5 Step Overview of Overtime Tracking

The Fair Labor Standards Act (FLSA) is a set of federal laws defining minimum wage and other basic employee time and pay requirements. It also sets the standards for overtime pay.

Under the FLSA, non-exempt, hourly employees are entitled to receive one and one-half times their regular rate of pay for all hours worked in excess of 40 in each workweek.

How is Overtime Defined?

  1. Overtime must be calculated on a workweek basis.

    Many employers pay employees biweekly, semi-monthly or monthly. Consequently, employers often calculate overtime based upon hours worked in a pay period. Some employers, for example, pay employees overtime only if they work in excess of 80 hours in a two-week pay period. This practice is illegal under the FLSA, regardless of whether an employee requests it or signs a waiver.

    If an employee works 45 hours in the first week and 35 hours in the second week, the employee is entitled to five hours of overtime compensation for the first week, even though the average of both weeks is 40 hours.

    Make sure your attendance tracking forms or other attendance monitoring system is set to compute pay per week rather than per pay period to avoid this issue. (Note that there are exceptions for certain medical professionals and public-sector workers.)

    Note: Some states have daily overtime laws

    In some states, overtime is also computed by day. Where there are daily overtime laws, if the employee worked over eight hours per day, the employee would be entitled to overtime for all hours beyond the first eight each day, regardless of how many hours worked in a week.

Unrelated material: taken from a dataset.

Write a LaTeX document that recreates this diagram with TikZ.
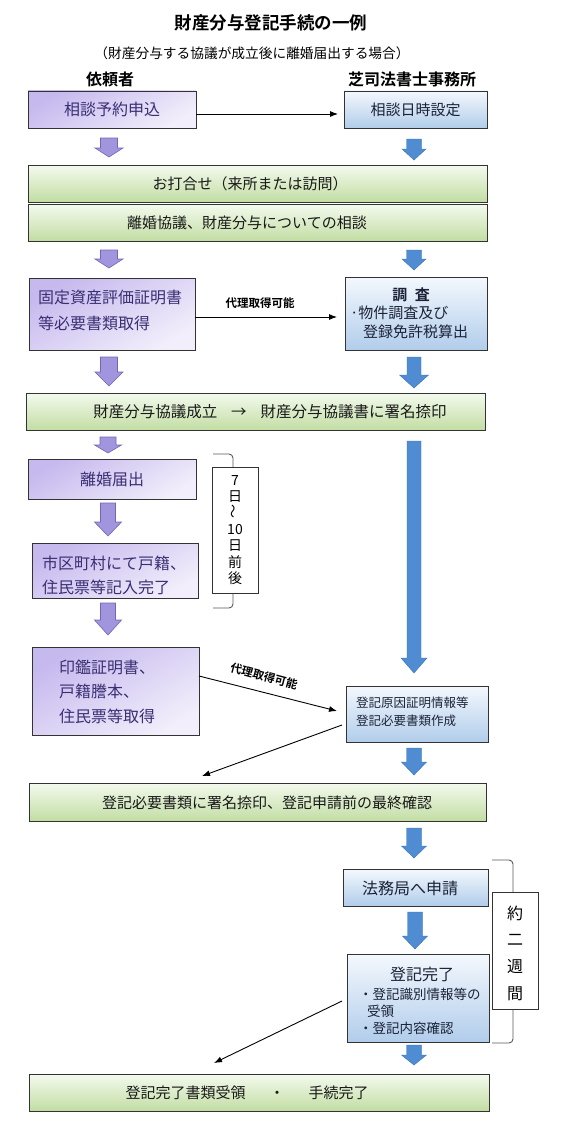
\documentclass[tikz,border=0pt]{standalone}
\usepackage{fontspec}
\setmainfont{Noto Sans CJK JP}[BoldFont={Noto Sans CJK JP Bold}]
\usetikzlibrary{arrows.meta}
\definecolor{purA}{HTML}{C6B9EE}
\definecolor{purB}{HTML}{F2EEFB}
\definecolor{purT}{HTML}{3B2F73}
\definecolor{bluA}{HTML}{F4F8FD}
\definecolor{bluB}{HTML}{B1CDEB}
\definecolor{bluT}{HTML}{1B2238}
\definecolor{grnA}{HTML}{F4FAEE}
\definecolor{grnB}{HTML}{C2DDA3}
\definecolor{parF}{HTML}{A196DD}
\definecolor{parD}{HTML}{7266B6}
\definecolor{barF}{HTML}{4F8CD1}
\definecolor{barD}{HTML}{3B72B6}
\newcommand\fsz[1]{\fontsize{#1}{\dimexpr #1pt*6/5\relax}\selectfont}
\newcommand\blkarrow[7]{%
  \filldraw[#1] ({#2-#6},#3) -- ({#2+#6},#3) -- ({#2+#6},#4) -- ({#2+#7},#4)
    -- (#2,#5) -- ({#2-#7},#4) -- ({#2-#6},#4) -- cycle;}
\tikzset{
  boxbase/.style={draw=black!80, line width=0.9pt, inner sep=0pt, outer sep=0pt},
  purbox/.style={boxbase, top color=purA, bottom color=purB, shading angle=30, text=purT, font=\fsz{16}},
  blubox/.style={boxbase, top color=bluA, bottom color=bluB, text=bluT, font=\fsz{15}},
  grnbox/.style={boxbase, top color=grnA, bottom color=grnB, text=black!90, font=\fsz{15}},
  vbox/.style={boxbase, fill=white},
  txt/.style={inner sep=0pt, outer sep=0pt},
  ptxt/.style={txt, text=purT, font=\fsz{16}, anchor=west},
  btxt/.style={txt, text=bluT, font=\fsz{15}, anchor=west},
  gtxt/.style={txt, text=black!90, font=\fsz{15}},
  small/.style={txt, text=black, font=\bfseries\fsz{11.5}},
  conn/.style={draw=black, line width=0.9pt, -{Latex[length=8pt,width=6pt]}},
  brk/.style={draw=black!65, line width=0.9pt, rounded corners=4pt},
  parrow/.style={fill=parF, draw=parD, line width=0.6pt},
  barrow/.style={fill=barF, draw=barD, line width=0.4pt},
}
\begin{document}
\begin{tikzpicture}[x=1pt,y=-1pt]
\fill[white] (0,0) rectangle (560,1129);
\useasboundingbox (0,0) rectangle (560,1129);

% titles
\node[txt, font=\bfseries\fsz{17.5}] (title) at (271,23) {財産分与登記手続の一例};
\node[txt, font=\fsz{13.7}] (subtitle) at (252,53) {（財産分与する協議が成立後に離婚届出する場合）};
\node[txt, font=\bfseries\fsz{16}] (hleft) at (110,79) {依頼者};
\node[txt, font=\bfseries\fsz{16}] (hright) at (412,79) {芝司法書士事務所};

% row 1
\node[purbox, minimum width=168, minimum height=37] (n1) at (112,109.5) {相談予約申込};
\node[blubox, minimum width=143, minimum height=37] (n2) at (415.5,109.5) {相談日時設定};
\draw[conn] ([yshift=-4.5pt]n1.east) -- ([xshift=-6pt,yshift=-4.5pt]n2.west);

\blkarrow{parrow}{109}{138}{148}{157}{8.5}{14}
\blkarrow{barrow}{414}{139}{149}{160}{7.5}{12}

% green 1,2
\node[grnbox, minimum width=459, minimum height=37] (g1) at (257.5,183.5) {};
\node[gtxt] (g1t) at (250,183.5) {お打合せ（来所または訪問）};
\node[grnbox, minimum width=459, minimum height=37] (g2) at (257.5,222.5) {};
\node[gtxt] (g2t) at (247,222.5) {離婚協議、財産分与についての相談};

\blkarrow{parrow}{109}{250}{259}{268}{8.5}{14}
\blkarrow{barrow}{414}{250}{259}{270}{7.5}{12}

% row 3
\node[purbox, minimum width=166, minimum height=72] (n3) at (112,314) {};
\node[ptxt] (n3a) at (38,297) {固定資産評価証明書};
\node[ptxt] (n3b) at (38,323) {等必要書類取得};
\node[blubox, minimum width=142, minimum height=73] (n4) at (416,313.5) {};
\node[txt, text=bluT, font=\bfseries\fsz{15}] (n4a) at (411,295) {調\hspace{0.5em}査};
\node[btxt] (n4b) at (350,313) {·物件調査及び};
\node[btxt] (n4c) at (363,332) {登録免許税算出};
\draw[conn] ([yshift=-3pt]n3.east) -- ([xshift=-8pt,yshift=-3.5pt]n4.west);
\node[small] (lab1) at (260,303) {代理取得可能};

\blkarrow{parrow}{109}{357}{372}{386}{8.5}{14}
\blkarrow{barrow}{414}{357}{375}{388}{7}{14.5}

% green 3
\node[grnbox, minimum width=459, minimum height=37] (g3) at (255.5,411.5) {};
\node[gtxt, font=\fsz{15.5}] (g3t) at (270,412) {財産分与協議成立\hspace{0.9em}→\hspace{0.9em}財産分与協議書に署名捺印};

% left column
\blkarrow{parrow}{108}{437}{445}{453}{8}{13.5}
\node[purbox, minimum width=168, minimum height=40] (n5) at (112,479) {離婚届出};
\blkarrow{parrow}{108}{503}{522}{536}{7.5}{13.5}
\node[purbox, minimum width=166, minimum height=55] (n6) at (115,570.5) {};
\node[ptxt] (n6a) at (42,563) {市区町村にて戸籍、};
\node[ptxt] (n6b) at (42,587) {住民票等記入完了};
\blkarrow{parrow}{108}{603}{620}{635}{7.5}{13.5}

% bracket 7-10 days
\draw[brk] (213,454) -- (233,454) -- (233,608) -- (213,608);
\node[vbox, minimum width=46, minimum height=126] (v1) at (235,530) {};
\node[txt, align=center, font=\fontsize{14}{16.3}\selectfont] (v1t) at (235,530)
  {7\\日\\\rotatebox{90}{～}\\10\\日\\前\\後};

% long blue arrow
\blkarrow{barrow}{414}{441}{658}{673}{7}{13}

% row 印鑑
\node[purbox, minimum width=167, minimum height=88] (n7) at (115.5,691) {};
\node[ptxt] (n7a) at (59,667) {印鑑証明書、};
\node[ptxt] (n7b) at (59,691.5) {戸籍謄本、};
\node[ptxt] (n7c) at (59,716) {住民票等取得};
\node[blubox, minimum width=142, minimum height=56] (n8) at (417,714) {};
\node[btxt, font=\fsz{12.5}] (n8a) at (356,703) {登記原因証明情報等};
\node[btxt, font=\fsz{12.5}] (n8b) at (356,721) {登記必要書類作成};
\draw[conn] ([yshift=15pt]n7.east) -- ([xshift=-9pt,yshift=3pt]n8.west);
\node[small, rotate=-15] (lab2) at (264,676) {代理取得可能};
\coordinate (c1) at (202,776);
\draw[conn] ([xshift=-4pt,yshift=-11pt]n8.west) -- (c1);

\blkarrow{barrow}{414}{748}{762}{775}{7.5}{12.5}

% green 4
\node[grnbox, minimum width=457, minimum height=38] (g4) at (257.5,802) {};
\node[gtxt] (g4t) at (267,803) {登記必要書類に署名捺印、登記申請前の最終確認};

\blkarrow{barrow}{414}{828}{846}{858}{7.5}{12.5}

% 法務局
\node[blubox, font=\fsz{16}, minimum width=145, minimum height=37] (n9) at (415.5,887.5) {};
\node[txt, text=bluT, font=\fsz{16}] (n9t) at (410,888) {法務局へ申請};
\blkarrow{barrow}{415}{912}{936}{949}{7.5}{12.5}
\node[blubox, minimum width=142, minimum height=88] (n10) at (418,998) {};
\node[txt, text=bluT, font=\fsz{16}] (n10a) at (422,974) {登記完了};
\node[btxt, font=\fsz{13.5}] (n10b) at (359,994) {・登記識別情報等の};
\node[btxt, font=\fsz{13.5}] (n10c) at (367,1011) {受領};
\node[btxt, font=\fsz{13.5}] (n10d) at (359,1028) {・登記内容確認};

% bracket 2 weeks
\draw[brk] (492,860) -- (513,860) -- (513,1043) -- (492,1043);
\node[vbox, minimum width=46, minimum height=117] (v2) at (515,950.5) {};
\node[txt, align=center, font=\fontsize{16}{26.7}\selectfont] (v2t) at (515,953)
  {約\\二\\週\\間};

\blkarrow{barrow}{414}{1045}{1055}{1065}{7.5}{12.5}
\coordinate (c2) at (214,1063);
\draw[conn] ([xshift=-5pt,yshift=-3pt]n10.west) -- (c2);

% green 5
\node[grnbox, minimum width=460, minimum height=37] (g5) at (259,1092.5) {};
\node[gtxt] (g5t) at (247,1093) {登記完了書類受領\hspace{1.6em}・\hspace{1.6em}手続完了};
\end{tikzpicture}
\end{document}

    If they also work over 40 hours in the week, additional overtime would accrue. Check your attendance tracking tools to make sure they are set to work with your state laws in computing overtime, if different overtime rules apply.

  2. Employees must be paid overtime on their regular rate — not their base rate.

    Many employers make the mistake of paying overtime based on an employee’s base rate rather than the regular rate. If other forms of pay, such as non-discretionary bonuses and shift differentials, raise the employee’s regular rate, the overtime rate must also be raised. There are forms of compensation that don’t increase the regular rate. These include vacation pay, sick pay, holiday pay, entirely discretionary bonuses, and health and welfare benefits.

  3. “Comp Time” cannot offset overtime pay requirements.

    Compensatory time or “comp time” generally is not permitted for non-exempt or hourly employees — even if they request it. Employers may not consider an employee’s hours in a different workweek, or the average of one or more workweeks, to avoid reaching the 40-hour threshold for paying overtime. (There are some exceptions for government employees and certain healthcare workers.)

  4. Unauthorized overtime is still overtime.

    You should make sure your employee attendance policy states that all overtime must be pre-approved by management. However, if an employee works overtime without approval, you are still required to pay him or her for the work performed. You may discipline an employee for unauthorized overtime, but you may not adjust his or her time records or refuse to pay them for the hours worked.

  5. Off-the-clock work is still work.

    Many employers mistakenly believe that an hourly employee may volunteer to work “off the clock,” or that work taken home is not compensable. Although it may defy logic, employers are obligated to pay non-exempt employees for all time worked, even under these circumstances. As a general rule, if a non-exempt employee performs any work on the employer’s behalf, the employee must be compensated for his or her time — regardless of whether the employer expected, requested or authorized the specific number of hours worked.